Cette avance s’explique par une gouvernance économique structurée, une meilleure appropriation des textes communautaires et une coordination efficace entre le ministère des Finances, la BCEAO, la Commission de l’UEMOA et les organes de contrôle budgétaire.

En revanche, d’autres États membres, tels que le Niger ou le Togo, enregistrent des retards liés à des contextes politiques et sécuritaires instables. Ces disparités rappellent les défis persistants de cohésion régionale et de solidarité institutionnelle dans un contexte de pressions budgétaires, de chocs exogènes et de réformes structurelles complexes.

Les réformes communautaires comme levier de convergence et d’investissement

Les réformes de l’UEMOA ne sont pas de simples ajustements administratifs : elles constituent un instrument stratégique de convergence économique et financière. Elles visent à harmoniser les politiques budgétaires et fiscales, à renforcer la régulation bancaire, à libéraliser le commerce intra-régional et à fluidifier la mobilité des capitaux et des travailleurs.

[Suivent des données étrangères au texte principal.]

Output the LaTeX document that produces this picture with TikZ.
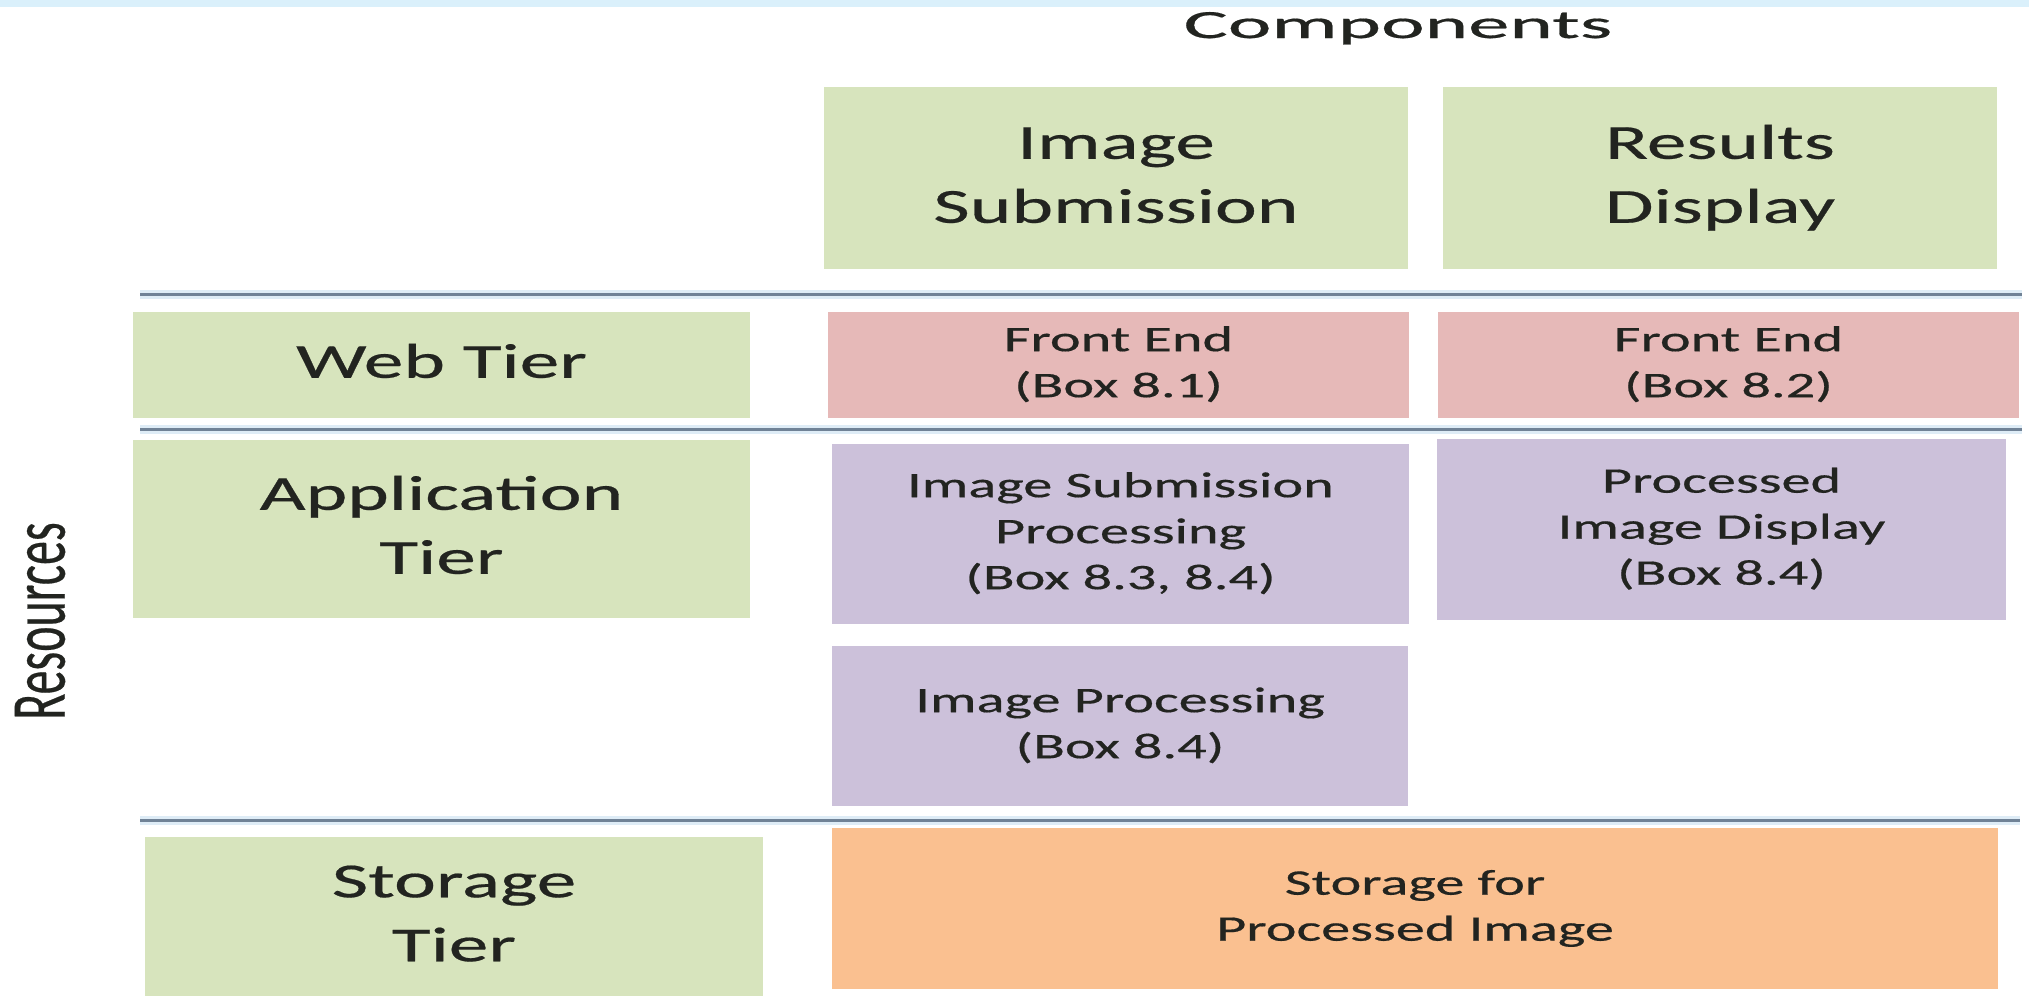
\documentclass[tikz,border=0pt]{standalone}
\usepackage{fontspec}
\setmainfont{Carlito}[FakeBold=0.4]
\usepackage{graphicx}

\definecolor{tiergreen}{RGB}{215,228,189}
\definecolor{frontred}{RGB}{230,185,184}
\definecolor{appviolet}{RGB}{204,193,218}
\definecolor{storeorange}{RGB}{250,192,144}
\definecolor{bandblue}{RGB}{218,240,251}
\definecolor{rulecore}{RGB}{112,130,150}
\definecolor{rulehalo}{RGB}{222,236,246}
\definecolor{ink}{RGB}{34,36,32}

% text is set wide: glyphs stretched horizontally
\newcommand\wide[1]{\scalebox{1.62}[1]{\begin{tabular}{@{}c@{}}#1\end{tabular}}}
% a filled cell given by its corners in pixel units
\newcommand\cell[7]{%
  \node[#2, minimum width={(#5-#3)*0.5pt}, minimum height={(#6-#4)*0.5pt}]
    (#1) at ({(#3+#5)/2},{(#4+#6)/2}) {#7};}

\tikzset{
  cellbase/.style={rectangle, inner sep=0pt, outer sep=0pt, text=ink, align=center},
  bigcell/.style={cellbase, font=\fontsize{24.5}{32}\selectfont},
  smallcell/.style={cellbase, font=\fontsize{18}{23}\selectfont},
  greencell/.style={bigcell, fill=tiergreen},
  redcell/.style={smallcell, fill=frontred},
  violetcell/.style={smallcell, fill=appviolet},
  orangecell/.style={smallcell, fill=storeorange},
  sepline/.style={draw=rulecore, line width=1.5pt,
    preaction={draw=rulehalo, line width=4.5pt}},
  axislabel/.style={inner sep=0pt, text=ink}
}

\begin{document}
\begin{tikzpicture}[x=0.5pt, y=-0.5pt]
  \useasboundingbox (0,0) rectangle (2029,1002);
  \fill[white] (0,0) rectangle (2029,1002);
  \fill[bandblue] (0,0) rectangle (2029,7);

  % axis titles
  \node[axislabel, anchor=base, font=\fontsize{20}{24}\selectfont]
    (components) at (1398,38) {\scalebox{2.07}[1]{Components}};
  \node[axislabel, rotate=90, font=\fontsize{24}{28}\selectfont]
    (resources) at (40,621) {\scalebox{1}[1.62]{Resources}};

  % component headers
  \cell{imgsub}{greencell}{824}{87}{1408}{269}{\wide{Image\\Submission}}
  \cell{resdisp}{greencell}{1443}{87}{1997}{269}{\wide{Results\\Display}}

  % separators between tiers
  \coordinate (r1a) at (140,294);  \coordinate (r1b) at (2022,294);
  \coordinate (r2a) at (140,429);  \coordinate (r2b) at (2022,429);
  \coordinate (r3a) at (140,820);  \coordinate (r3b) at (2020,820);
  \draw[sepline] (r1a) -- (r1b);
  \draw[sepline] (r2a) -- (r2b);
  \draw[sepline] (r3a) -- (r3b);

  % web tier
  \cell{webtier}{greencell}{133}{312}{750}{418}{\wide{Web Tier}}
  \cell{fe1}{redcell}{828}{312}{1409}{418}{\wide{Front End\\(Box 8.1)}}
  \cell{fe2}{redcell}{1438}{312}{2019}{418}{\wide{Front End\\(Box 8.2)}}

  % application tier
  \cell{apptier}{greencell}{133}{440}{750}{618}{\wide{Application\\Tier}}
  \cell{isp}{violetcell}{832}{444}{1409}{624}{\wide{Image Submission\\Processing\\(Box 8.3, 8.4)}}
  \cell{pid}{violetcell}{1437}{439}{2006}{620}{\wide{Processed\\Image Display\\(Box 8.4)}}
  \cell{improc}{violetcell}{832}{646}{1408}{806}{\wide{Image Processing\\(Box 8.4)}}

  % storage tier
  \cell{storetier}{greencell}{145}{837}{763}{996}{\wide{Storage\\Tier}}
  \cell{store}{orangecell}{832}{828}{1998}{989}{\wide{Storage for\\Processed Image}}
\end{tikzpicture}
\end{document}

Pour les pays performants comme le Sénégal, ces réformes renforcent la crédibilité financière, favorisent l’accès au financement régional et consolident la stabilité du franc CFA. Elles sont également perçues par les investisseurs comme un gage de prévisibilité et de transparence dans la gestion macroéconomique.

À travers ces mécanismes, la BEAC et la BCEAO œuvrent à bâtir une intégration monétaire panafricaine, dans laquelle la stabilité n’est pas une contrainte, mais un levier d’investissement et de croissance durable.

Un leadership régional qui se confirme

La constance du Sénégal dans la mise en œuvre des réformes communautaires illustre sa capacité à conjuguer rigueur et pragmatisme, tout en restant fidèle à la vision d’une Afrique de l’Ouest économiquement intégrée et institutionnellement stable.

Dans un environnement marqué par des tensions géopolitiques et économiques, le pays prouve qu’une coopération régionale disciplinée, adossée à des institutions solides comme la BEAC et la BCEAO, peut être un moteur de stabilité et de transformation économique durable.